If Rabbits are plentiful they get along; failing these they catch mice or fish; when the berry season comes they eat fruit; the weaker ones are devoured by their brethren; and when the autumn arrives their insensate owners generally manage to come back and pick up the survivors, feeding them so that they are ready for travel when dog-time begins, and the poor faithful brutes, bearing no grudge, resume at once the service of their unfeeling masters.
All through our voyage up Great Slave Lake we daily heard the sad howling of abandoned dogs, and nightly, we had to take steps to prevent them stealing our food and leathers. More than once in the dim light, I was awakened by a rustle, to see sneaking from my tent the gray, wolfish form of some prowling dog, and the resentment I felt at the loss inflicted, was never more than to make me shout or throw a pebble at him.
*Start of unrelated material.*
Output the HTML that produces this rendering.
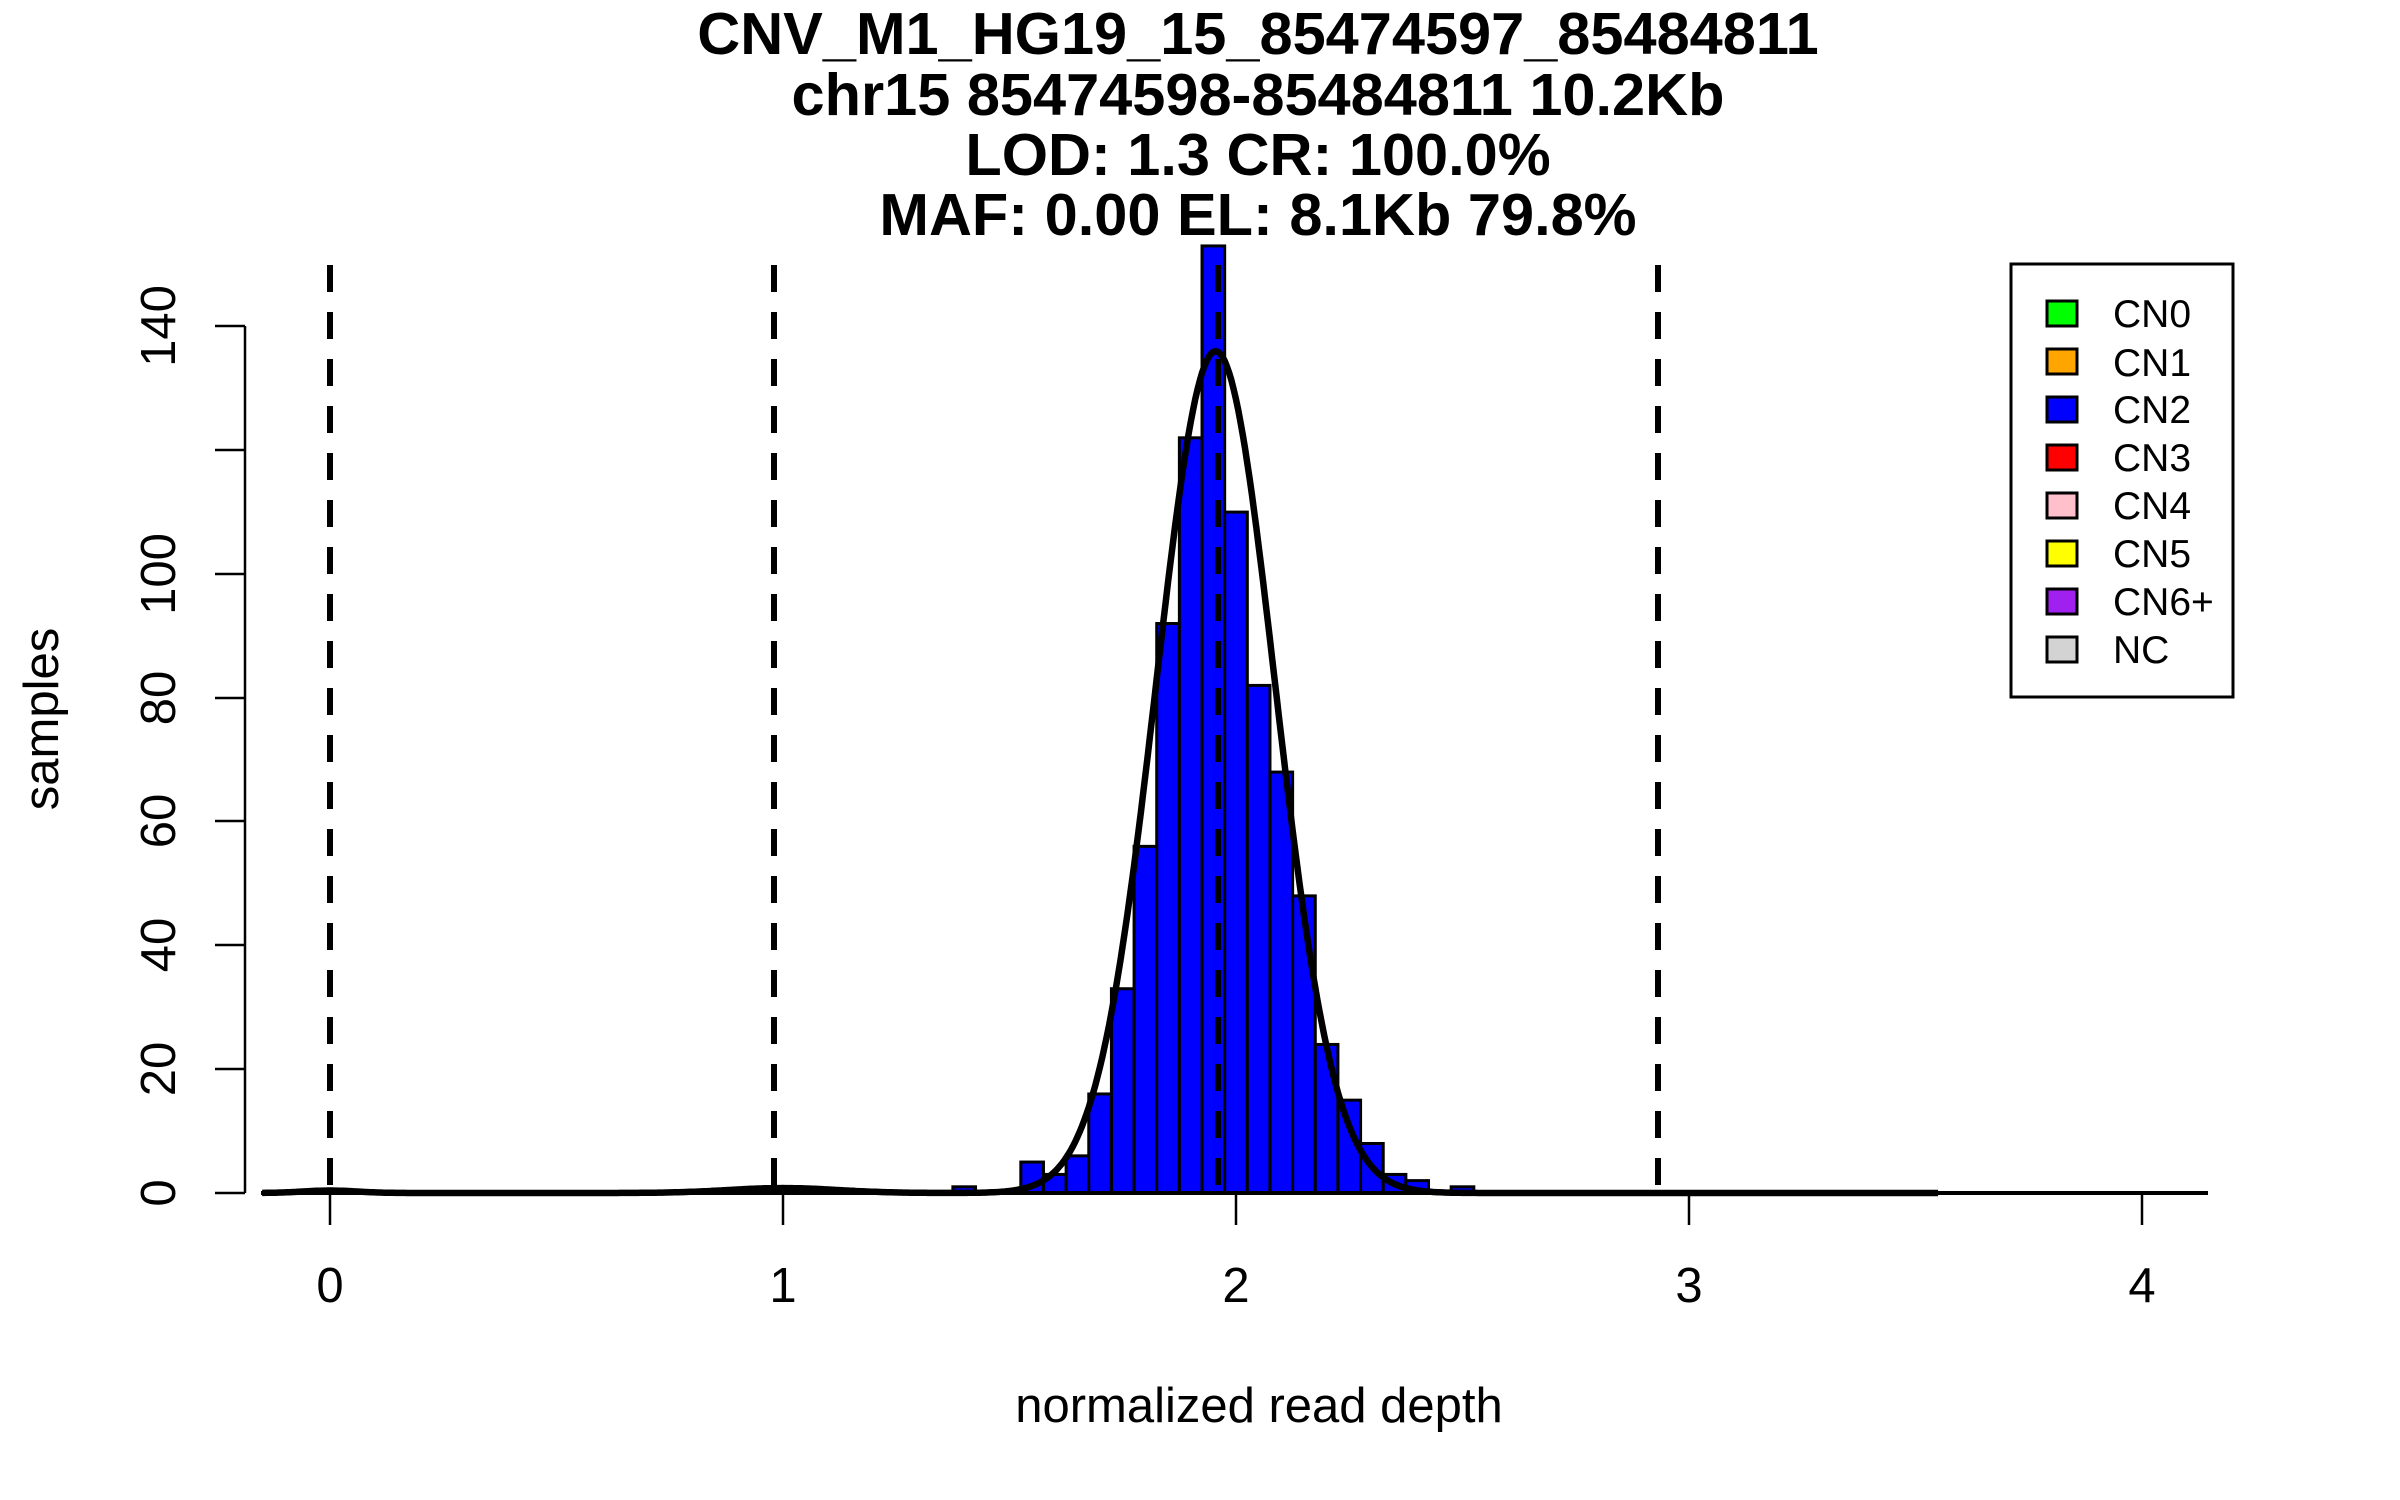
<!DOCTYPE html>
<html><head><meta charset="utf-8"><style>
html,body{margin:0;padding:0;background:#fff;}
svg{display:block;}
text{font-family:"Liberation Sans",Arial,sans-serif;fill:#000;}
</style></head><body>
<svg id="s" width="2400" height="1500" viewBox="0 0 2400 1500" xmlns="http://www.w3.org/2000/svg">
<g font-weight="bold" font-size="59.5" text-anchor="middle">
<text x="1258" y="54">CNV_M1_HG19_15_85474597_85484811</text>
<text x="1258" y="115">chr15 85474598-85484811 10.2Kb</text>
<text x="1258" y="175">LOD: 1.3 CR: 100.0%</text>
<text x="1258" y="235">MAF: 0.00 EL: 8.1Kb 79.8%</text>
</g>
<g id="bars" fill="#0000ff" stroke="#000" stroke-width="3"></g>
<line x1="261" y1="1193" x2="2208" y2="1193" stroke="#000" stroke-width="4"/>
<g stroke="#000" stroke-width="2.5">
<line x1="245" y1="326" x2="245" y2="1193"/>
<line x1="215" y1="1193" x2="245" y2="1193"/>
<line x1="215" y1="1069" x2="245" y2="1069"/>
<line x1="215" y1="945" x2="245" y2="945"/>
<line x1="215" y1="821" x2="245" y2="821"/>
<line x1="215" y1="698" x2="245" y2="698"/>
<line x1="215" y1="574" x2="245" y2="574"/>
<line x1="215" y1="450" x2="245" y2="450"/>
<line x1="215" y1="326" x2="245" y2="326"/>
<line x1="330" y1="1193" x2="330" y2="1225"/>
<line x1="783" y1="1193" x2="783" y2="1225"/>
<line x1="1236" y1="1193" x2="1236" y2="1225"/>
<line x1="1689" y1="1193" x2="1689" y2="1225"/>
<line x1="2142" y1="1193" x2="2142" y2="1225"/>
</g>
<g font-size="49" text-anchor="middle">
<text x="330" y="1302">0</text>
<text x="783" y="1302">1</text>
<text x="1236" y="1302">2</text>
<text x="1689" y="1302">3</text>
<text x="2142" y="1302">4</text>
<text x="1259" y="1422">normalized read depth</text>
<text transform="translate(175,1193) rotate(-90)">0</text>
<text transform="translate(175,1069) rotate(-90)">20</text>
<text transform="translate(175,945) rotate(-90)">40</text>
<text transform="translate(175,821) rotate(-90)">60</text>
<text transform="translate(175,698) rotate(-90)">80</text>
<text transform="translate(175,574) rotate(-90)">100</text>
<text transform="translate(175,326) rotate(-90)">140</text>
<text transform="translate(58,719) rotate(-90)">samples</text>
</g>
<g stroke="#000" stroke-width="6" stroke-dasharray="27 20">
<line x1="330" y1="265" x2="330" y2="1193"/>
<line x1="774" y1="265" x2="774" y2="1193"/>
<line x1="1218" y1="265" x2="1218" y2="1193"/>
<line x1="1658" y1="265" x2="1658" y2="1193"/>
</g>
<path id="curve" fill="none" stroke="#000" stroke-width="6.5" stroke-linejoin="round"/>
<rect x="2011" y="264" width="222" height="433" fill="#fff" stroke="#000" stroke-width="3"/>
<g stroke="#000" stroke-width="3">
<rect x="2047" y="301" width="30" height="25" fill="#00ff00"/>
<rect x="2047" y="349" width="30" height="25" fill="#ffa500"/>
<rect x="2047" y="397" width="30" height="25" fill="#0000ff"/>
<rect x="2047" y="445" width="30" height="25" fill="#ff0000"/>
<rect x="2047" y="493" width="30" height="25" fill="#ffc0cb"/>
<rect x="2047" y="541" width="30" height="25" fill="#ffff00"/>
<rect x="2047" y="589" width="30" height="25" fill="#a020f0"/>
<rect x="2047" y="637" width="30" height="25" fill="#d3d3d3"/>
</g>
<g font-size="39">
<text x="2113" y="327">CN0</text>
<text x="2113" y="376">CN1</text>
<text x="2113" y="423">CN2</text>
<text x="2113" y="471">CN3</text>
<text x="2113" y="519">CN4</text>
<text x="2113" y="567">CN5</text>
<text x="2113" y="615">CN6+</text>
<text x="2113" y="663">NC</text>
</g>
</svg>
<script>
(function(){
var X=function(v){return 330+453*v;};
var Y=function(c){return 1193-c*6.19;};
var bars=[[0.975,1],[1.375,1],[1.525,5],[1.575,3],[1.625,6],[1.675,16],[1.725,33],[1.775,56],[1.825,92],[1.875,122],[1.925,153],[1.975,110],[2.025,82],[2.075,68],[2.125,48],[2.175,24],[2.225,15],[2.275,8],[2.325,3],[2.375,2],[2.475,1]];
var g=document.getElementById('bars'),ns='http://www.w3.org/2000/svg';
bars.forEach(function(b){var r=document.createElementNS(ns,'rect');var x0=X(b[0]),x1=X(b[0]+0.05);r.setAttribute('x',x0);r.setAttribute('width',x1-x0);r.setAttribute('y',Y(b[1]));r.setAttribute('height',b[1]*6.19);g.appendChild(r);});
var d='';
for(var v=-0.15;v<=3.55;v+=0.005){
var c=136*Math.exp(-Math.pow(v-1.955,2)/(2*0.131*0.131))+0.4*Math.exp(-v*v/(2*0.06*0.06))+0.8*Math.exp(-Math.pow(v-1,2)/(2*0.12*0.12));
d+=(d?'L':'M')+X(v).toFixed(1)+' '+Y(c).toFixed(1);}
document.getElementById('curve').setAttribute('d',d);
})();
</script>
</body></html>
One day, as we voyaged eastward (July 23) in the Tal-thel-lay narrows of Great Slave Lake, we met 5 canoes and 2 York boats of Indians going west. A few hours afterward as, we were nooning on an island (we were driven to the islands now) there came a long howling from the rugged main shore, a mile away to the east of us; then it increased to a chorus of wailing, and we knew that the Indians had that morning abandoned their dogs there. The wailing continued, then we saw a tiny black speck coming from the far shore. When it was half-way across the ice-cold bay we could hear the gasps of a tired swimmer. He got along fairly, dodging the cakes of ice, until within about 200 yards, when his course was barred by a long, thin, drifting floe. He tried to climb on it, but was too weak, then he raised his voice in melancholy howls of despair. I could not get to him, but he plucked up heart at length, and feebly paddling went around till he found an opening, swam through and came on, the slowest dog swimmer I ever saw. At last he struck bottom and crawled out. But he was too weak and ill to eat the meat that I had ready prepared for him. We left him with food for many days and sailed away.